**Aim:** Return all lines in the material below that contain "matplotlib".
◆ ◆ ◆
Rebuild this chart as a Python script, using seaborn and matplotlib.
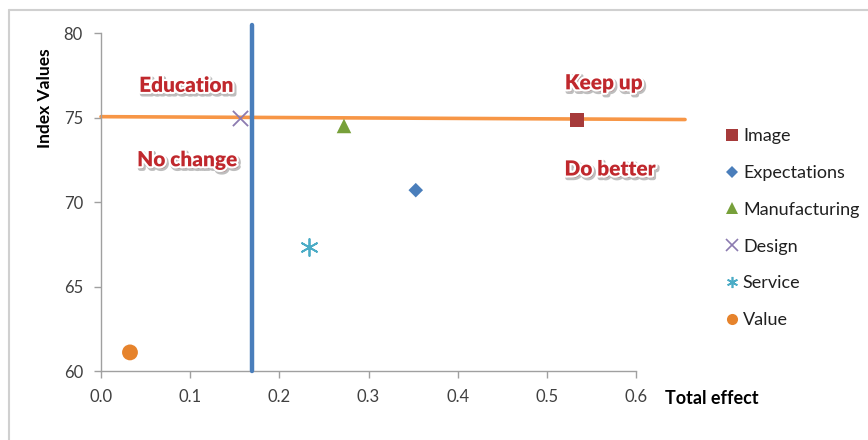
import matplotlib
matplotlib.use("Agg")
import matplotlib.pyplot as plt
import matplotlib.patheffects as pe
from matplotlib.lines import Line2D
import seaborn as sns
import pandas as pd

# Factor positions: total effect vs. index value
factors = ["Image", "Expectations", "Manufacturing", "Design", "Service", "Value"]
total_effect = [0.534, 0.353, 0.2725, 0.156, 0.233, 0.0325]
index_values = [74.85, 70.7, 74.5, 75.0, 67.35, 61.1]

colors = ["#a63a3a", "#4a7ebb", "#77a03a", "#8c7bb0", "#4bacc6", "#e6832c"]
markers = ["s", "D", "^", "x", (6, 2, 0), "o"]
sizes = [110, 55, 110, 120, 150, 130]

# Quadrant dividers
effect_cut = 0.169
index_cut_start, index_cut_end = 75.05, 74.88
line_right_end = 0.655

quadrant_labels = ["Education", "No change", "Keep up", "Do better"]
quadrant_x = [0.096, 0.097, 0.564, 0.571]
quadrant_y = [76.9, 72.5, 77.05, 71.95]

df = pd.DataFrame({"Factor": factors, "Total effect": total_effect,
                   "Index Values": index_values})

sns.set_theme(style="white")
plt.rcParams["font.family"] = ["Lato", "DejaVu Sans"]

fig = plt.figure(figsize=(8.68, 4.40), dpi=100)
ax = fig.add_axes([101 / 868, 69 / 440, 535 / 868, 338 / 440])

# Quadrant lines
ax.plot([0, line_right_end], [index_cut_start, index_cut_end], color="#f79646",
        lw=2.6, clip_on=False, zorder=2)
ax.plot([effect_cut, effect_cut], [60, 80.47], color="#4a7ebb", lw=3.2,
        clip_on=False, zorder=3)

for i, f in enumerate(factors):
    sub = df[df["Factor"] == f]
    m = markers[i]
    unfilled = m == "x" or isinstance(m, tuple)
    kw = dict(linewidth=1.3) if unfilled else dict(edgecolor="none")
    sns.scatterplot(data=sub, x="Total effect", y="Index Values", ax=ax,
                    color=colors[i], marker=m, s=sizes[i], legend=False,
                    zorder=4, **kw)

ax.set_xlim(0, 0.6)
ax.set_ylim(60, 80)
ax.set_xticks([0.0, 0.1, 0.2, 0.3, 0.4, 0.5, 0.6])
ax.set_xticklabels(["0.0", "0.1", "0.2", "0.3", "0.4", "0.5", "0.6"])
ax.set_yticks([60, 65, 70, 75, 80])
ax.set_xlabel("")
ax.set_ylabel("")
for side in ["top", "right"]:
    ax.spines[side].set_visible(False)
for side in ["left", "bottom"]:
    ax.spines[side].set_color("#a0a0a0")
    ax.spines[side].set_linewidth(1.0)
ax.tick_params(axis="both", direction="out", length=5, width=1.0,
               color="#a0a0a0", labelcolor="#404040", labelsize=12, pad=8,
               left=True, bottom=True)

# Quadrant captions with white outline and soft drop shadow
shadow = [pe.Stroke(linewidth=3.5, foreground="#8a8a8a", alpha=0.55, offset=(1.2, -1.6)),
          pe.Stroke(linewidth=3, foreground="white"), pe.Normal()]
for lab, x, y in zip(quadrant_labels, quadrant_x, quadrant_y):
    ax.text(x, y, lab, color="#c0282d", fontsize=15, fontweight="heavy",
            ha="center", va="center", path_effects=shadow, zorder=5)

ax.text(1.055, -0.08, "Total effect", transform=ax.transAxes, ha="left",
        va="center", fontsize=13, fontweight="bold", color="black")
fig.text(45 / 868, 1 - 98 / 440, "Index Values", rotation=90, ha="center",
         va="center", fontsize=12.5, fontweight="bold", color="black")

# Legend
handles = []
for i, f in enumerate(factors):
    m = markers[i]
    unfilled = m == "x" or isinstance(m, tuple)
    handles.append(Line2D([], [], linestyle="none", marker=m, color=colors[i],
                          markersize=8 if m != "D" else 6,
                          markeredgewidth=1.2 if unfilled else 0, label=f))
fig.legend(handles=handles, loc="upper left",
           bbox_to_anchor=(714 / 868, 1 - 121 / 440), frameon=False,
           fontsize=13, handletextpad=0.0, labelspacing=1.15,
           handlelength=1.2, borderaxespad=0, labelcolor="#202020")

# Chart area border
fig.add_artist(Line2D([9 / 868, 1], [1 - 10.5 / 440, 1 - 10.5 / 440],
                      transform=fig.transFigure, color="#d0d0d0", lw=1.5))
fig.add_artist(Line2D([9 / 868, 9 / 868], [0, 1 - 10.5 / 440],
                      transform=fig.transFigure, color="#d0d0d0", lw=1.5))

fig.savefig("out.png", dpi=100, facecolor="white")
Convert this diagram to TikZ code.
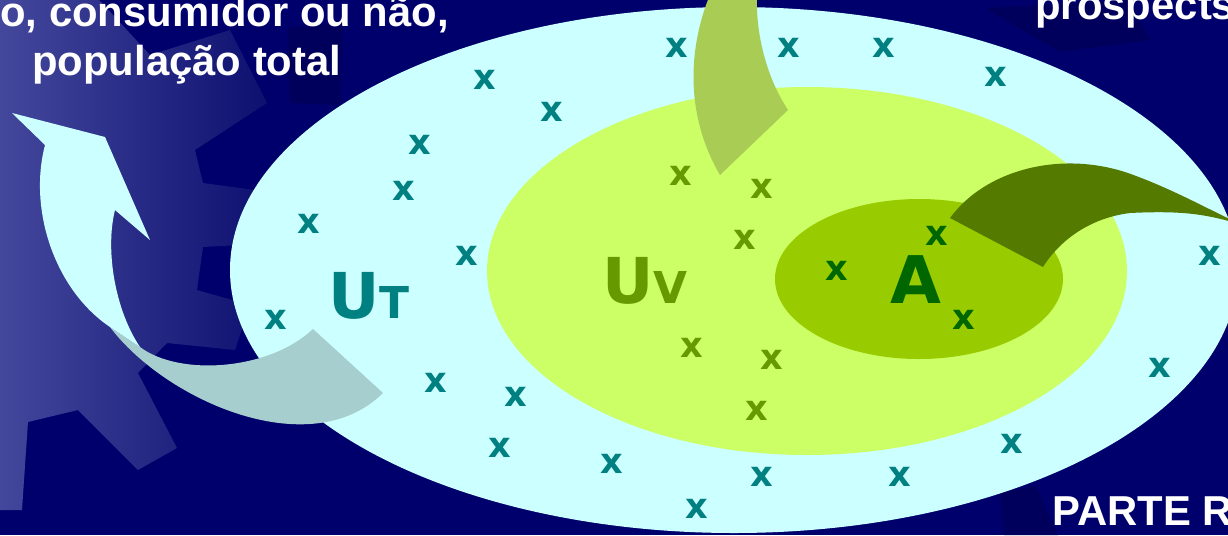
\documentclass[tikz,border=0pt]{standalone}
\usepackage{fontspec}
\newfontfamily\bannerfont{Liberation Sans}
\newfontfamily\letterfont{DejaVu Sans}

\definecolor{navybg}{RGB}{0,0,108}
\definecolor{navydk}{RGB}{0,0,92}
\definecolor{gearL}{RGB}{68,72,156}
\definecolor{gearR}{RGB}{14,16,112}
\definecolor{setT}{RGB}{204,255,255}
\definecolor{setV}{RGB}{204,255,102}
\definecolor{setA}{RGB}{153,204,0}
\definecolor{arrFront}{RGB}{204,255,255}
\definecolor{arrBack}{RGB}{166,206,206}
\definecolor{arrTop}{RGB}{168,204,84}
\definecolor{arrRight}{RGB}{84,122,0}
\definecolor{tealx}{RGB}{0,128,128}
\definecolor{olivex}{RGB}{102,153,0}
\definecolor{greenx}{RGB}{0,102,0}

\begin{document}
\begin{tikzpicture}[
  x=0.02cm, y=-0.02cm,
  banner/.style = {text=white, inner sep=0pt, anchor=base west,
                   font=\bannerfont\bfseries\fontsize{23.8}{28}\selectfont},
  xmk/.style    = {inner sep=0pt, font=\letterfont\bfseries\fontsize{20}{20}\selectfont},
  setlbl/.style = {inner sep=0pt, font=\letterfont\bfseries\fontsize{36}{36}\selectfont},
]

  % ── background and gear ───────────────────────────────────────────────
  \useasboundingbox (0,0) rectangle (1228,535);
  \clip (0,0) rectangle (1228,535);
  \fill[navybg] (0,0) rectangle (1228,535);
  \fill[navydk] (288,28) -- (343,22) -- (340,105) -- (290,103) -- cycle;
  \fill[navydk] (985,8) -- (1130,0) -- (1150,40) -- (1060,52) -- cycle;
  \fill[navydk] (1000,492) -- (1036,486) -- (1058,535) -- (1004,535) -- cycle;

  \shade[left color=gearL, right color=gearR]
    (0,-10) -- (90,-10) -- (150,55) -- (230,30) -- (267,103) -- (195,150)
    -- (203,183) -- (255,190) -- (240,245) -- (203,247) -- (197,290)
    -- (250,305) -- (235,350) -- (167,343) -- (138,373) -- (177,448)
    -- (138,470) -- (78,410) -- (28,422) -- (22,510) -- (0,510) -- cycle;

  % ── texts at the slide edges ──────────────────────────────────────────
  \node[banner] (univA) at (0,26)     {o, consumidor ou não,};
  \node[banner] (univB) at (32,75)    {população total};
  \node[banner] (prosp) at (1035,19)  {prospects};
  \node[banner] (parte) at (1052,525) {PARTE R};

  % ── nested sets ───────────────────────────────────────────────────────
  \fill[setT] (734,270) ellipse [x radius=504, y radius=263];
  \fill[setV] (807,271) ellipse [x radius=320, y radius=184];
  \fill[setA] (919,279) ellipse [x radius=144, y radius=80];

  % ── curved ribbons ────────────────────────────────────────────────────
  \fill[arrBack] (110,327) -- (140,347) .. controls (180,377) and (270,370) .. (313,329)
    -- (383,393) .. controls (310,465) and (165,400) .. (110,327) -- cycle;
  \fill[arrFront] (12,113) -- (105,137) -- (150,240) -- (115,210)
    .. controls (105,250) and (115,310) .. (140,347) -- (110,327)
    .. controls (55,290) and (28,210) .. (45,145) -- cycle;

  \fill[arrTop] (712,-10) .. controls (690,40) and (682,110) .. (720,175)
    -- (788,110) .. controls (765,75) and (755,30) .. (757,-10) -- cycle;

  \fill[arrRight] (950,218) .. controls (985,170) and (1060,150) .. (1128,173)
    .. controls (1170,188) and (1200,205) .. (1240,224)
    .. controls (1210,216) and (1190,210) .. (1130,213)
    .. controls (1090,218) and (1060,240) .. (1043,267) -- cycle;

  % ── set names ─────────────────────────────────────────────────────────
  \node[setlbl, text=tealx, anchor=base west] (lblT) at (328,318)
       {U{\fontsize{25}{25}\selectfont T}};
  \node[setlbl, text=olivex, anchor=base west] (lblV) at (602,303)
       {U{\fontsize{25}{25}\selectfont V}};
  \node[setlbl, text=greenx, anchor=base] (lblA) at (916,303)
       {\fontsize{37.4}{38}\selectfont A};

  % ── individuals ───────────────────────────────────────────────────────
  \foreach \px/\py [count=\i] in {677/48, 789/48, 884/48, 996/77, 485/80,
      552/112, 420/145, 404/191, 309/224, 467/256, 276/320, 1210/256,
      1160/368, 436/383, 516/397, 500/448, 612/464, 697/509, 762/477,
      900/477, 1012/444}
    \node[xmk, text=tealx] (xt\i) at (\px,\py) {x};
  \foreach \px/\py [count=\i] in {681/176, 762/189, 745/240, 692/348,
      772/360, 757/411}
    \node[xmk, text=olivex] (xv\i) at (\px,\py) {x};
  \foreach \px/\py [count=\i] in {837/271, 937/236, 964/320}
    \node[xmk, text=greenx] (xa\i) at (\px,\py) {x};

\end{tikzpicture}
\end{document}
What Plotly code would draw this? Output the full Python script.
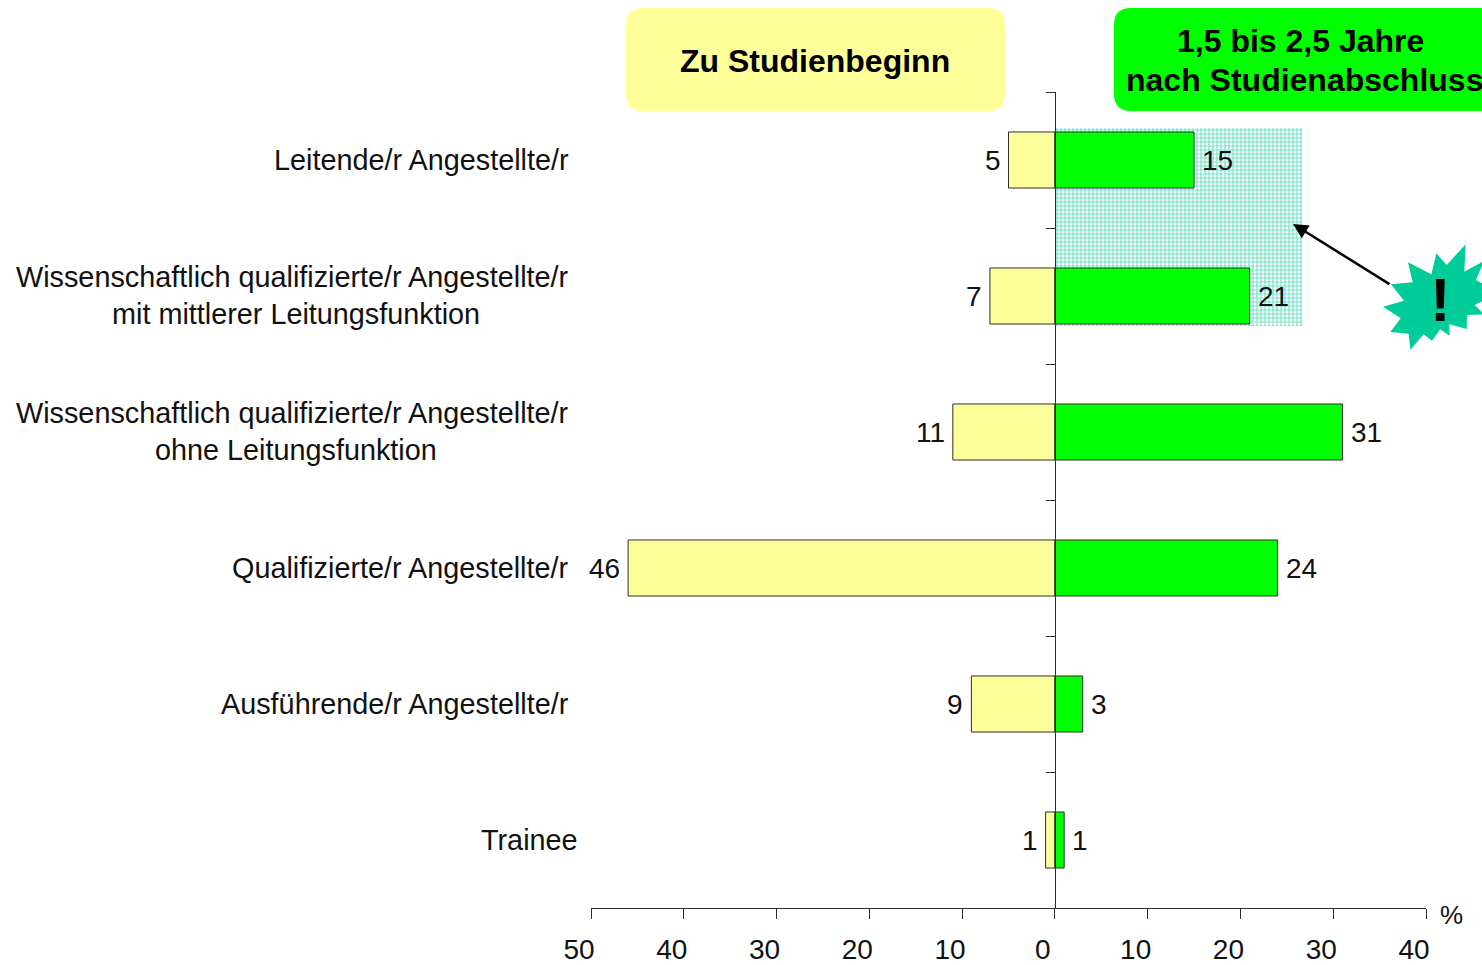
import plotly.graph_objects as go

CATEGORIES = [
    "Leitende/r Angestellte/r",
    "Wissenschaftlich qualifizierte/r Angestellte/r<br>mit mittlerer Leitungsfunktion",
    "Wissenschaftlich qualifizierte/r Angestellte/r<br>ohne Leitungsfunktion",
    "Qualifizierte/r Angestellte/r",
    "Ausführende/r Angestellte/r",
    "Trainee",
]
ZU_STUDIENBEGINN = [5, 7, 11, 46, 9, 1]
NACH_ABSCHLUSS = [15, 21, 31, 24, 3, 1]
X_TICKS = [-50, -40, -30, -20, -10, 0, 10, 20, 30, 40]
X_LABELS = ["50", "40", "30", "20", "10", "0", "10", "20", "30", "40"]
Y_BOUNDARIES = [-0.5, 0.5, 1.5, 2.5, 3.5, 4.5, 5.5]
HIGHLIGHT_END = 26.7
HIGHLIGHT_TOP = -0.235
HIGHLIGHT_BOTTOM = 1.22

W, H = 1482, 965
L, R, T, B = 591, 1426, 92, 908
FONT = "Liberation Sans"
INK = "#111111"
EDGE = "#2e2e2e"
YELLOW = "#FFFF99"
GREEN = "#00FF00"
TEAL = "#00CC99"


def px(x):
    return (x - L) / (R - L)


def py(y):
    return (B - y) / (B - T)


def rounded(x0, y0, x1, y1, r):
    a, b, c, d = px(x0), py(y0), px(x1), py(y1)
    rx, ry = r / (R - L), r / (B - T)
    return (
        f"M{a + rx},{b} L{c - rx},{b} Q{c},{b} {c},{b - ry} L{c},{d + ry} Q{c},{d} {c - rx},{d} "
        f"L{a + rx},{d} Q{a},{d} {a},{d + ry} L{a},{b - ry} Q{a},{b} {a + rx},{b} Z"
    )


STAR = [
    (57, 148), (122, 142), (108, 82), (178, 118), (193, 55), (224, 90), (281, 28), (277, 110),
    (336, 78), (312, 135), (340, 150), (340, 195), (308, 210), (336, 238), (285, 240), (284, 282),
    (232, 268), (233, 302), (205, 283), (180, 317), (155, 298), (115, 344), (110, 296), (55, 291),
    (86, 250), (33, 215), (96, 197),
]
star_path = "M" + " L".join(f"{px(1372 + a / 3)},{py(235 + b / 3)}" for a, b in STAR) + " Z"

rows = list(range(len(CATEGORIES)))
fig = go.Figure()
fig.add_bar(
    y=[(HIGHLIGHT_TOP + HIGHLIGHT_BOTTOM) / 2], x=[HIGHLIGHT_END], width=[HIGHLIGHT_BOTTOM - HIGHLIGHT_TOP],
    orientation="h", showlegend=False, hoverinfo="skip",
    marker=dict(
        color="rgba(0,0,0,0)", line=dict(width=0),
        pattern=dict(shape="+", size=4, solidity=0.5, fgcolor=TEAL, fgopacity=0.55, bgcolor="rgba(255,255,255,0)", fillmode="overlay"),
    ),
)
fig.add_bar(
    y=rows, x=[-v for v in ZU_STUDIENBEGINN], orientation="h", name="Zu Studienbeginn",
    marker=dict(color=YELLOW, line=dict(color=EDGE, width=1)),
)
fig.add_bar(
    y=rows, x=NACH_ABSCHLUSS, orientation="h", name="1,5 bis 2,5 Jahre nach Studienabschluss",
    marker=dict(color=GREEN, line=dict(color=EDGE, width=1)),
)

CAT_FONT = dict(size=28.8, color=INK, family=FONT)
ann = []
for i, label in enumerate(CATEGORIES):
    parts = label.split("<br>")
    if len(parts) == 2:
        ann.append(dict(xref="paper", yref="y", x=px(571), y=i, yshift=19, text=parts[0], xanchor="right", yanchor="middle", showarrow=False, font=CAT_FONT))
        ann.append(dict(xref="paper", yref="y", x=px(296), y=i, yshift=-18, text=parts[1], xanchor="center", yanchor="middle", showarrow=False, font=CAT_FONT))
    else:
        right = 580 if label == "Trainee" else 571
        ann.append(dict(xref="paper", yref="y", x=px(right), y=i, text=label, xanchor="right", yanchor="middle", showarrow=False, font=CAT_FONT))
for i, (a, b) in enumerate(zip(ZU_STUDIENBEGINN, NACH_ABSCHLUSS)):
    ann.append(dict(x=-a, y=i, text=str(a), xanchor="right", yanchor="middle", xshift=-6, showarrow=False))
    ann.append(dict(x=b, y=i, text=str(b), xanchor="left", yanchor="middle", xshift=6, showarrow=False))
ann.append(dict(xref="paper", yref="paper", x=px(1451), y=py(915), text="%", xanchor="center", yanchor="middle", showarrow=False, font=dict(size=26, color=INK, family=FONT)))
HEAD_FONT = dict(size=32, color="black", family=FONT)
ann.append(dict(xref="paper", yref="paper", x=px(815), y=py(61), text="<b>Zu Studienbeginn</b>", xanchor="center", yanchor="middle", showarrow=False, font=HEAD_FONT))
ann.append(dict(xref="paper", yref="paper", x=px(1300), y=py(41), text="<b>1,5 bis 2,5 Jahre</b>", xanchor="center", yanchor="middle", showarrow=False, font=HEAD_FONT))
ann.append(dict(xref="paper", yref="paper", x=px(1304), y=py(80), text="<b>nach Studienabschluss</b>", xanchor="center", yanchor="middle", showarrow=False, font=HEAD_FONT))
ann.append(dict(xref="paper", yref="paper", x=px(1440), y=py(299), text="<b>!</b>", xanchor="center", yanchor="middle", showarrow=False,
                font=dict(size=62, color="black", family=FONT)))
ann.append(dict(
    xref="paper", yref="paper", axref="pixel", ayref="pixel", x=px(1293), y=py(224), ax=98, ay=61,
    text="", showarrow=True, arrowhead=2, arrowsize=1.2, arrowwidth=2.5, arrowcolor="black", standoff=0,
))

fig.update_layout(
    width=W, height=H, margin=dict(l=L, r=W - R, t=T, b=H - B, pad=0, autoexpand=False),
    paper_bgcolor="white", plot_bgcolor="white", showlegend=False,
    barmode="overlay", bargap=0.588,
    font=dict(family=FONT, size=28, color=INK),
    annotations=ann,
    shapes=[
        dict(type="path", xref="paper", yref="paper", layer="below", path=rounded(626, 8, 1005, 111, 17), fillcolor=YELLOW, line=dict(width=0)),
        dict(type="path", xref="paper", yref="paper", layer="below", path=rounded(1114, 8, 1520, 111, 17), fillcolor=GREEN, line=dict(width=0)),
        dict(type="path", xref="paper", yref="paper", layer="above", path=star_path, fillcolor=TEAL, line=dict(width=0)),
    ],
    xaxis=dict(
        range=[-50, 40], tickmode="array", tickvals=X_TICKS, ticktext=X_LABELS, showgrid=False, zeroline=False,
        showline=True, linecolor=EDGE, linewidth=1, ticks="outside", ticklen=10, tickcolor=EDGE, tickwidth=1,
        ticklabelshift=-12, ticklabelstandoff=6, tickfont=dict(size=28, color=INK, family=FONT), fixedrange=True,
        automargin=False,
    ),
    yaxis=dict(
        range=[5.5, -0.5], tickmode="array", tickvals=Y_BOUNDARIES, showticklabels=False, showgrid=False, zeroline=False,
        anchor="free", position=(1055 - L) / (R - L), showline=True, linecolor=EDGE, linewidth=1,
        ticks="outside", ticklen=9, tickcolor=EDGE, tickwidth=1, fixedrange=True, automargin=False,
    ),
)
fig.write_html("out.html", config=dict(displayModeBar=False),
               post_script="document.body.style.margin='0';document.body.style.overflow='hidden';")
◆ ◆ ◆
**Complete output:**
Rebuild this chart as a Python script, using seaborn and matplotlib.
import matplotlib
matplotlib.use("Agg")
import matplotlib.pyplot as plt
import matplotlib.patheffects as pe
from matplotlib.lines import Line2D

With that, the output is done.